— BEGIN Provided data —

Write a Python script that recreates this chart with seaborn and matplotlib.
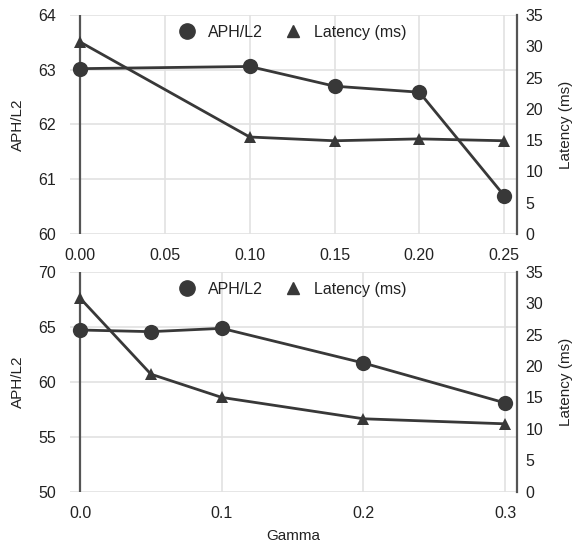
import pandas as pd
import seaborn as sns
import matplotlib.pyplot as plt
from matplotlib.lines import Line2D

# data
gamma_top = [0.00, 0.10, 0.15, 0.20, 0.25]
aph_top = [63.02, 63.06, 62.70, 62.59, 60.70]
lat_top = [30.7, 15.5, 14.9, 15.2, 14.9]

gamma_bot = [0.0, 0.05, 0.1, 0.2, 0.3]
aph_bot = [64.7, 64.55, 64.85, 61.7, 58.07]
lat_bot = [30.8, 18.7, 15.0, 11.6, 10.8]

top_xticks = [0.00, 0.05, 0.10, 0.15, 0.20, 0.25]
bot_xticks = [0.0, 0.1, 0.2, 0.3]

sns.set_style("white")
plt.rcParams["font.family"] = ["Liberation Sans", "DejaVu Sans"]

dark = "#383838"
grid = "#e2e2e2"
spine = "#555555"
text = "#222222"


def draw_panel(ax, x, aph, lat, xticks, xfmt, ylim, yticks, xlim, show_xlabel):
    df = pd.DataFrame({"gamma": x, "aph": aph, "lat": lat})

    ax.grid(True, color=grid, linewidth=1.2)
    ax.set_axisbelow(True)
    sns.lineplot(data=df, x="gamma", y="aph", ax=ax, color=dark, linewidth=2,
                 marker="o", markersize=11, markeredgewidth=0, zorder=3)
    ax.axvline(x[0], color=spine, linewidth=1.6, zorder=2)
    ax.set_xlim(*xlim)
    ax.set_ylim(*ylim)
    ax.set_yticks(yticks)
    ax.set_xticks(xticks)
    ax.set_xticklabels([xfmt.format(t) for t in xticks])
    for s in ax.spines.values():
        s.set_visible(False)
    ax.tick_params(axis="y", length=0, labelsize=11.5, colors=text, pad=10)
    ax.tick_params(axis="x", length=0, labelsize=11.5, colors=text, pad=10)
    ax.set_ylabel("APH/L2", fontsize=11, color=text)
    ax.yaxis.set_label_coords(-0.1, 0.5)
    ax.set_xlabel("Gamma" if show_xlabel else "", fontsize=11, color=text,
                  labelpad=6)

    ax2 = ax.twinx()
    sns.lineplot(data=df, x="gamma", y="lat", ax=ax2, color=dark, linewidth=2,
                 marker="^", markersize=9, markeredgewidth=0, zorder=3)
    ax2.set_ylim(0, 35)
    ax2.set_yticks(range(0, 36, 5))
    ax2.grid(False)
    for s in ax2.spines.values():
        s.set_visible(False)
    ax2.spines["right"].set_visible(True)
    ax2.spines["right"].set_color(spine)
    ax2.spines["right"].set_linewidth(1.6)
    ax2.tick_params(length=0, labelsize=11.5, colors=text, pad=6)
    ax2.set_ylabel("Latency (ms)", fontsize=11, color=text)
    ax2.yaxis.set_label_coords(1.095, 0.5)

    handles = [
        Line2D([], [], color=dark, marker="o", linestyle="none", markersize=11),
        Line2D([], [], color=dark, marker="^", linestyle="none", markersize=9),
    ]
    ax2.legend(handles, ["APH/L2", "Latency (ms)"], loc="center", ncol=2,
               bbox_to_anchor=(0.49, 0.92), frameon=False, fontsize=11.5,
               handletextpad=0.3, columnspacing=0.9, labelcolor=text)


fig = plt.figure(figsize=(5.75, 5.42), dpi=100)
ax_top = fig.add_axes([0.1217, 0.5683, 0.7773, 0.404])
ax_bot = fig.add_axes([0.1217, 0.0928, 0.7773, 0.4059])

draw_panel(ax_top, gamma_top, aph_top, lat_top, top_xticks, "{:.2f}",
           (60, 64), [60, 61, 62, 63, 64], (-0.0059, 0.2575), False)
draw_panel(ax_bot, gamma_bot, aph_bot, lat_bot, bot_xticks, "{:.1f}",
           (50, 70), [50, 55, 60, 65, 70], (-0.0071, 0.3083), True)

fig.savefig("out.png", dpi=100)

— END Provided data —

*Exercise prompt*
Copy out each line exactly, without the pictures.

*Response*
Write a Python script that recreates this chart with seaborn and matplotlib.
import pandas as pd
import seaborn as sns
import matplotlib.pyplot as plt
from matplotlib.lines import Line2D

# data
gamma_top = [0.00, 0.10, 0.15, 0.20, 0.25]
aph_top = [63.02, 63.06, 62.70, 62.59, 60.70]
lat_top = [30.7, 15.5, 14.9, 15.2, 14.9]

gamma_bot = [0.0, 0.05, 0.1, 0.2, 0.3]
aph_bot = [64.7, 64.55, 64.85, 61.7, 58.07]
lat_bot = [30.8, 18.7, 15.0, 11.6, 10.8]

top_xticks = [0.00, 0.05, 0.10, 0.15, 0.20, 0.25]
bot_xticks = [0.0, 0.1, 0.2, 0.3]

sns.set_style("white")
plt.rcParams["font.family"] = ["Liberation Sans", "DejaVu Sans"]

dark = "#383838"
grid = "#e2e2e2"
spine = "#555555"
text = "#222222"


def draw_panel(ax, x, aph, lat, xticks, xfmt, ylim, yticks, xlim, show_xlabel):
    df = pd.DataFrame({"gamma": x, "aph": aph, "lat": lat})

    ax.grid(True, color=grid, linewidth=1.2)
    ax.set_axisbelow(True)
    sns.lineplot(data=df, x="gamma", y="aph", ax=ax, color=dark, linewidth=2,
                 marker="o", markersize=11, markeredgewidth=0, zorder=3)
    ax.axvline(x[0], color=spine, linewidth=1.6, zorder=2)
    ax.set_xlim(*xlim)
    ax.set_ylim(*ylim)
    ax.set_yticks(yticks)
    ax.set_xticks(xticks)
    ax.set_xticklabels([xfmt.format(t) for t in xticks])
    for s in ax.spines.values():
        s.set_visible(False)
    ax.tick_params(axis="y", length=0, labelsize=11.5, colors=text, pad=10)
    ax.tick_params(axis="x", length=0, labelsize=11.5, colors=text, pad=10)
    ax.set_ylabel("APH/L2", fontsize=11, color=text)
    ax.yaxis.set_label_coords(-0.1, 0.5)
    ax.set_xlabel("Gamma" if show_xlabel else "", fontsize=11, color=text,
                  labelpad=6)

    ax2 = ax.twinx()
    sns.lineplot(data=df, x="gamma", y="lat", ax=ax2, color=dark, linewidth=2,
                 marker="^", markersize=9, markeredgewidth=0, zorder=3)
    ax2.set_ylim(0, 35)
    ax2.set_yticks(range(0, 36, 5))
    ax2.grid(False)
    for s in ax2.spines.values():
        s.set_visible(False)
    ax2.spines["right"].set_visible(True)
    ax2.spines["right"].set_color(spine)
    ax2.spines["right"].set_linewidth(1.6)
    ax2.tick_params(length=0, labelsize=11.5, colors=text, pad=6)
    ax2.set_ylabel("Latency (ms)", fontsize=11, color=text)
    ax2.yaxis.set_label_coords(1.095, 0.5)

    handles = [
        Line2D([], [], color=dark, marker="o", linestyle="none", markersize=11),
        Line2D([], [], color=dark, marker="^", linestyle="none", markersize=9),
    ]
    ax2.legend(handles, ["APH/L2", "Latency (ms)"], loc="center", ncol=2,
               bbox_to_anchor=(0.49, 0.92), frameon=False, fontsize=11.5,
               handletextpad=0.3, columnspacing=0.9, labelcolor=text)


fig = plt.figure(figsize=(5.75, 5.42), dpi=100)
ax_top = fig.add_axes([0.1217, 0.5683, 0.7773, 0.404])
ax_bot = fig.add_axes([0.1217, 0.0928, 0.7773, 0.4059])

draw_panel(ax_top, gamma_top, aph_top, lat_top, top_xticks, "{:.2f}",
           (60, 64), [60, 61, 62, 63, 64], (-0.0059, 0.2575), False)
draw_panel(ax_bot, gamma_bot, aph_bot, lat_bot, bot_xticks, "{:.1f}",
           (50, 70), [50, 55, 60, 65, 70], (-0.0071, 0.3083), True)

fig.savefig("out.png", dpi=100)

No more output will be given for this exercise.